Figure 2: Finer mesh grid near the propeller blades and duct walls to capture the fast-changing aerodynamics.

Post-processing: The Cause and Effect of Aerodynamic Thrust

To truly understand this Fan Inside Diffuser fluent study, we must strictly analyze the visual data provided by the simulation. The story of this airflow has three distinct phases: the messy inlet, the powerful fan, and the struggling exit.

• Phase 1: The Messy Inlet (Before the Fan): Look at the left side of the Streamlines (Figure 3) and the Velocity Contour (Figure 4). The air enters the duct at a slow speed of 7 to 15 m/s (dark blue colors). Because of the shape of the inlet duct, the air does not flow straight.

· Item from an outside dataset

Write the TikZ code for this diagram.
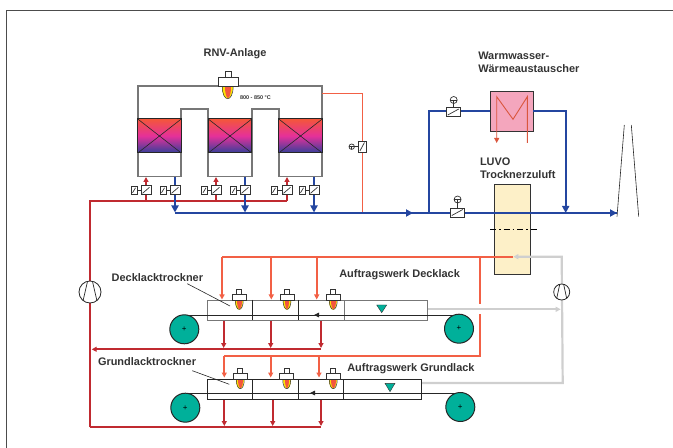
\documentclass[tikz,border=0pt]{standalone}
\usepackage{fontspec}
\setmainfont{Liberation Sans}
\usetikzlibrary{arrows.meta,calc}
\definecolor{pblue}{HTML}{2446A0}
\definecolor{pred}{HTML}{C02A30}
\definecolor{porange}{HTML}{F26045}
\definecolor{pgrey}{HTML}{CFCFCF}
\definecolor{pteal}{HTML}{00B09A}
\definecolor{ink}{HTML}{333333}
\definecolor{wall}{HTML}{777777}
\definecolor{rtop}{HTML}{F4563A}
\definecolor{rmid}{HTML}{E5309A}
\definecolor{rbot}{HTML}{33409A}
\definecolor{luvofill}{HTML}{FDF0C8}
\definecolor{hxfill}{HTML}{F4A6BD}
\tikzset{
  every node/.style={inner sep=0,outer sep=0},
  lab/.style={anchor=base west,text=ink,font=\bfseries\fontsize{11}{13}\selectfont},
  labsmall/.style={anchor=base west,text=ink,font=\bfseries\fontsize{5.5}{7}\selectfont},
  tipsmall/.style={-{Triangle[length=5bp,width=5bp]}},
  tipbig/.style={-{Triangle[length=7bp,width=7bp]}},
  bluepipe/.style={draw=pblue,line width=2.2bp},
  redpipe/.style={draw=pred,line width=2.2bp},
  orangepipe/.style={draw=porange,line width=2.2bp},
  greypipe/.style={draw=pgrey,line width=2.2bp},
  wallline/.style={draw=wall,line width=1.1bp},
  regen/.style={draw=black!85,line width=1bp,minimum width=43.5bp,minimum height=34bp,top color=rtop,bottom color=rbot,middle color=rmid,
    path picture={\draw[black!85,line width=.6bp] (path picture bounding box.north west)--(path picture bounding box.south east) (path picture bounding box.north east)--(path picture bounding box.south west);}},
  vbox/.style={draw=ink,fill=white,line width=.7bp,
    path picture={\draw[ink,line width=.7bp] ($(path picture bounding box.south west)+(1.5bp,1.5bp)$)--($(path picture bounding box.north east)+(-1.5bp,-1.5bp)$);}},
  valvemain/.style={vbox,minimum width=10bp,minimum height=9bp},
  valveside/.style={vbox,minimum width=6bp,minimum height=8bp},
  valvewide/.style={vbox,minimum width=14bp,minimum height=9bp},
  gauge/.style={circle,draw=ink,fill=white,line width=.7bp,minimum size=7bp,
    path picture={\draw[ink,line width=.6bp] (path picture bounding box.west)--(path picture bounding box.east) (path picture bounding box.center)--(path picture bounding box.south);}},
  fan/.style={circle,draw=black!85,fill=white,line width=.8bp},
  roller/.style={circle,draw=black!85,fill=pteal,line width=1bp,minimum size=29bp,font=\fontsize{8}{8}\selectfont},
  burnerbase/.style={draw=ink,fill=white,line width=.7bp,minimum width=14bp,minimum height=5.5bp},
  burnercap/.style={draw=ink,fill=white,line width=.7bp,minimum width=5bp,minimum height=5bp},
  beltline/.style={draw=black!85,line width=.9bp},
  cell/.style={draw=wall,line width=.9bp},
}
\newcommand{\flamepic}[4]{% x, ytop, half width, height
  \fill[draw=black!80,line width=.5bp,fill=yellow!85!orange] (#1-#3,#2) .. controls (#1-#3,#2+#4) and (#1+#3,#2+#4) .. (#1+#3,#2) -- cycle;
  \fill[porange!90!red] (#1-#3*.55,#2) .. controls (#1-#3*.55,#2+#4*.95) and (#1+#3*.55,#2+#4*.95) .. (#1+#3*.55,#2) -- cycle;
}
\newcommand{\burnerpic}[3]{% name, x, ytop of dryer
  \flamepic{#2}{#3}{4}{12.5}
  \node[burnerbase] (#1b) at (#2,#3-2.8) {};
  \node[burnercap,anchor=south] (#1c) at (#1b.north) {};
}
\newcommand{\valvepair}[4]{% name, x main, x side, y
  \node[valvemain] (#1) at (#2,#4) {};
  \node[valveside] (#1s) at (#3,#4) {};
  \draw[ink,line width=.7bp] (#1s) -- (#1);
}
\begin{document}
\begin{tikzpicture}[x=1bp,y=-1bp]
\useasboundingbox (0,0) rectangle (673,448);
\draw[draw=black!70,line width=1bp] (6,448) -- (6,11) -- (673,11);

% RNV walls
\draw[wallline] (138,176.5) -- (138,86) -- (322,86) -- (322,176.5) -- (279,176.5) -- (279,109) -- (252,109) -- (252,176.5) -- (208,176.5) -- (208,109) -- (181,109) -- (181,176.5) -- cycle;
\node[regen] (rega) at (159.5,136) {};
\node[regen] (regb) at (230,136) {};
\node[regen] (regc) at (300.5,136) {};
\flamepic{227.7}{86}{5.5}{17}
\node[draw=ink,fill=white,line width=.7bp,minimum width=20bp,minimum height=8.5bp] (rnvb) at (228,81.7) {};
\node[draw=ink,fill=white,line width=.7bp,minimum width=6bp,minimum height=6bp,anchor=south] (rnvc) at (rnvb.north) {};
\node[lab,anchor=base] at (235,57) {RNV-Anlage};
\node[labsmall] at (240,100) {800 - 850 °C};

% Coordinates
\coordinate (redtop) at (90,201);
\coordinate (redr) at (287,201);
\coordinate (redb) at (90,427.3);
\coordinate (redbr) at (321,427.3);
\coordinate (mainstart) at (175,213);
\coordinate (stackin) at (617,213);
\coordinate (mainmid) at (413,213);
\coordinate (branchl) at (428.7,213);
\coordinate (branchr) at (565.7,213);
\coordinate (hotout) at (322,93);
\coordinate (hotmid) at (362,93);
\coordinate (hotin) at (362,213);

% thin hot bypass
\draw[draw=porange,line width=.9bp] (hotout) -- (hotmid) -- (hotin);
\node[vbox,minimum width=7.5bp,minimum height=11.5bp] (bypass) at (362.2,146.7) {};
\node[gauge,minimum size=5.5bp] (bypassg) at (351.7,146.7) {};
\draw[ink,line width=.7bp] (bypassg) -- (bypass);

% RNV red feeds
\draw[redpipe] (redb) -- (redtop) -- (redr);
\foreach \x in {146,216,287}{
  \coordinate (rf) at (\x,201);
  \draw[draw=pred,line width=1.7bp,tipsmall] (rf) -- (\x,177);
}
% RNV blue returns
\foreach \x in {175,245,314}{
  \coordinate (bf) at (\x,177);
  \draw[draw=pblue,line width=1.9bp,tipbig] (bf) -- (\x,212.5);
}
\valvepair{va}{146}{134}{190.3}
\valvepair{vb}{175}{163}{190.3}
\valvepair{vc}{216}{204.5}{190.3}
\valvepair{vd}{245}{233.7}{190.3}
\valvepair{ve}{287}{274}{190.3}
\valvepair{vf}{314}{302}{190.3}

% LUVO
\node[draw=black!80,fill=luvofill,line width=.8bp,minimum width=35.6bp,minimum height=90bp,anchor=north west] (luvo) at (494.7,184.3) {};
\draw[black,line width=.9bp,dash pattern=on 6bp off 3bp on 1.5bp off 3bp] (490,229.7) -- (538,229.7);

% heat exchanger
\node[draw=ink,fill=hxfill,line width=.9bp,minimum width=42.7bp,minimum height=40.7bp,anchor=north west] (hx) at (490.3,91) {};
\coordinate (hxl) at (496.7,96.7);
\coordinate (hxm) at (513,119.3);
\coordinate (hxr) at (527.3,96.7);
\coordinate (hxin) at (527.3,143);
\coordinate (hxout) at (496.7,143);
\draw[draw=porange!90!black,line width=.9bp,tipsmall] (hxin) -- (hxr) -- (hxm) -- (hxl) -- (hxout);

% blue main
\draw[bluepipe] (mainstart) -- (stackin);
\draw[bluepipe,tipbig] (mainstart) -- (mainmid);
\draw[bluepipe,tipbig] ($(stackin)+(-10,0)$) -- (stackin);
\draw[bluepipe] (branchl) |- (hx.west);
\draw[bluepipe,tipbig] (hx.east) -| (branchr);
\node[valvewide] (vhx) at (453.3,112) {};
\node[gauge] (ghx) at (453.7,100) {};
\draw[ink,line width=.7bp] (ghx) -- (vhx);
\node[valvewide] (vmain) at (457.3,212.5) {};
\node[gauge] (gmain) at (457.6,199.5) {};
\draw[ink,line width=.7bp] (gmain) -- (vmain);

% stack
\coordinate (sa) at (617,216.7);
\coordinate (sb) at (624.3,125);
\coordinate (sc) at (631.3,125);
\coordinate (sd) at (638.7,216.7);
\draw[black!85,line width=.6bp] (sa) -- (sb) (sc) -- (sd);

\node[lab] at (478.3,60) {Warmwasser-};
\node[lab] at (478.3,72.7) {Wärmeaustauscher};
\node[lab] at (480,166) {LUVO};
\node[lab] at (480,178.7) {Trocknerzuluft};

% grey return
\coordinate (gl) at (513.3,256.7);
\coordinate (gc) at (561.7,256.7);
\coordinate (gb) at (562.7,383);
\coordinate (ge) at (421.7,383);
\draw[greypipe,tipsmall] (ge) -- (gb) -- (gc) -- (gl);
\draw[draw=pgrey,line width=1.6bp,tipsmall] (427.7,309.3) -- (560.7,309.3);

% orange supply
\coordinate (ou) at (222,256.7);
\coordinate (oc) at (480.3,256.7);
\coordinate (om) at (480.3,304.3);
\coordinate (on) at (480.3,314);
\coordinate (od) at (480.3,355.7);
\coordinate (ol) at (224.3,355.7);
\draw[orangepipe] (513.3,256.7) -- (ou);
\draw[orangepipe] (oc) -- (om);
\draw[orangepipe] (on) -- (od) -- (ol);
\foreach \x in {222,271.3,316.7}{
  \coordinate (of) at (\x,256.7);
  \draw[orangepipe,tipsmall] (of) -- (\x,299.5);
}
\foreach \x/\t in {224.3/377.5,270.7/377.5,319/377.5}{
  \coordinate (of) at (\x,355.7);
  \draw[orangepipe,tipsmall] (of) -- (\x,\t);
}

% exhaust red
\coordinate (rx) at (321,349.3);
\draw[redpipe,tipsmall] (rx) -- (91.7,349.3);
\draw[redpipe] (redb) -- (redbr);
\foreach \x in {223.7,270.7,321}{
  \draw[draw=pred,line width=1.9bp,tipsmall] (\x,320.3) -- (\x,348);
}
\foreach \x in {224.3,272.7,321}{
  \draw[draw=pred,line width=1.9bp,tipsmall] (\x,399.3) -- (\x,426);
}

% fans
\node[fan,minimum size=22bp] (fanl) at (90,292) {};
\draw[black!85,line width=.7bp] ($(fanl)+(-7,9)$) -- ($(fanl)+(-2.5,-10.5)$) ($(fanl)+(7,9)$) -- ($(fanl)+(2.5,-10.5)$);
\node[fan,minimum size=16bp] (fanr) at (561.7,292) {};
\draw[black!85,line width=.7bp] ($(fanr)+(-5,6.5)$) -- ($(fanr)+(-2,-7.5)$) ($(fanr)+(5,6.5)$) -- ($(fanr)+(2,-7.5)$);

% upper dryer
\foreach \a/\b in {207/252.7,252.7/298.7,298.7/344.3,344.3/427.7}{
  \draw[cell] (\a,300) rectangle (\b,320.3);
}
\draw[black!85,line width=1.1bp] (252.7,300) -- (252.7,320.3) (298.7,300) -- (298.7,320.3);
\draw[beltline] (184.3,315) -- (459,315);
\draw[black!85,line width=.9bp,-{Triangle[length=5bp,width=4.5bp]}] (338,315) -- (314,315);
\node[roller] (rolla) at (184.3,329.3) {+};
\node[roller] (rollb) at (459,328.7) {+};
\burnerpic{ba}{239.3}{300}
\burnerpic{bb}{287}{300}
\burnerpic{bc}{333.3}{300}
\draw[draw=black!80,fill=pteal,line width=.4bp] (376.7,305) -- (386.7,305) -- (381.7,312.7) -- cycle;

% lower dryer
\foreach \a/\b in {207/252.3,252.3/298.3,298.3/343.7,343.7/421.7}{
  \draw[draw=black!85,line width=.9bp] (\a,379.3) rectangle (\b,399.3);
}
\draw[beltline] (185.3,393) -- (460.3,393);
\draw[black!85,line width=.9bp,-{Triangle[length=5bp,width=4.5bp]}] (335,393) -- (310,393);
\node[roller] (rollc) at (185.3,407.7) {+};
\node[roller] (rolld) at (460.3,407) {+};
\burnerpic{bd}{240.3}{379.3}
\burnerpic{be}{286.7}{379.3}
\burnerpic{bf}{333.3}{379.3}
\draw[draw=black!80,fill=pteal,line width=.4bp] (385,383.3) -- (395,383.3) -- (390,391.7) -- cycle;

% labels
\node[lab] (dl) at (111.7,282) {Decklacktrockner};
\node[lab] (gl2) at (98,365.7) {Grundlacktrockner};
\node[lab] at (339.3,278) {Auftragswerk Decklack};
\node[lab] at (347.3,371.7) {Auftragswerk Grundlack};
\coordinate (da) at (187.3,283.7);
\coordinate (db) at (230,306);
\coordinate (ga) at (192.3,370.7);
\coordinate (gbb) at (229.3,384.3);
\draw[black!85,line width=.6bp] (da) -- (db) (ga) -- (gbb);
\end{tikzpicture}
\end{document}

It tumbles and creates messy “recirculation swirls” (the twisted blue lines in Figure 3) before it even reaches the fan. This is bad because swirling air wastes energy.
• Phase 2: The Fan Engine (The Cause) The spinning fan is the engine of the system. The blades (spinning at 1440 rpm) violently crash into the messy, slow air. The blades grab the air, organize it, and shoot it forward. Look at the bright green and yellow colors in the Velocity Contour (Figure 4). The speed suddenly jumps to 60 to 75 m/s. Notice the shape of this fast air: it looks like a dumbbell. The air is very fast at the top and bottom (the blade tips) but slower in the middle (the hub). This proves exactly how a fan works: the outer tips of the blades travel faster and generate almost all of the pushing power (thrust).

Figure 3: Streamlines showing the messy blue swirls before the fan, and the fast, organized jet created after passing through the blades.

• Phase 3: The Diffuser Expansion (The Effect & The Warning) Now the fast, energized air enters the diffuser section (the expanding pipe on the right). A diffuser is supposed to slow the air down smoothly to increase pressure. At first, the powerful jet from the fan works perfectly. The streamlines (Figure 3) show the air becoming straight and organized. However, we must look closely at the end of the Velocity Contour (Figure 4). Near the exit, the speed drops very rapidly, and a thick blue layer (the boundary layer) grows along the walls. This rapid drop is a physical warning. It tells us that the expansion angle of the diffuser is too wide. The air is struggling to stick to the walls, causing a phenomenon called “flow separation.” Because the air separates, the diffuser fails to recover the maximum amount of pressure.

This highly accurate CFD analysis shows engineers exactly what to fix. The fan works perfectly to energize the flow, but the exit diffuser must be redesigned with a gentler, more gradual angle to prevent flow separation and improve the system’s overall efficiency.

Figure 4: Velocity contour showing the air speeding up from 7-15 m/s to 60-75 m/s. The green/yellow dumbbell shape proves the blade tips generate the most thrust, while the rapid drop at the right indicates exit separation.

Key Takeaways & FAQ

• Q: What is the MRF (Multiple Reference Frame) method?
  • A: It is a math setting in ANSYS Fluent that simulates the 1440 rpm spinning effect of the fan without physically moving the computer mesh, saving massive amounts of time.
• Q: Why does the velocity contour look like a “dumbbell”?
  • A: Because the outer tips of the fan blades cover more distance per rotation than the center hub. Therefore, the tips hit the air harder, creating the highest velocity zones (60-75 m/s) at the top and bottom of the pipe.
• Q: What does the rapid velocity drop at the exit mean?
  • A: It indicates that the diffuser is expanding too quickly. The air cannot follow the steep walls and detaches (flow separation), which ruins the pressure recovery. The diffuser angle needs to be made smaller and smoother.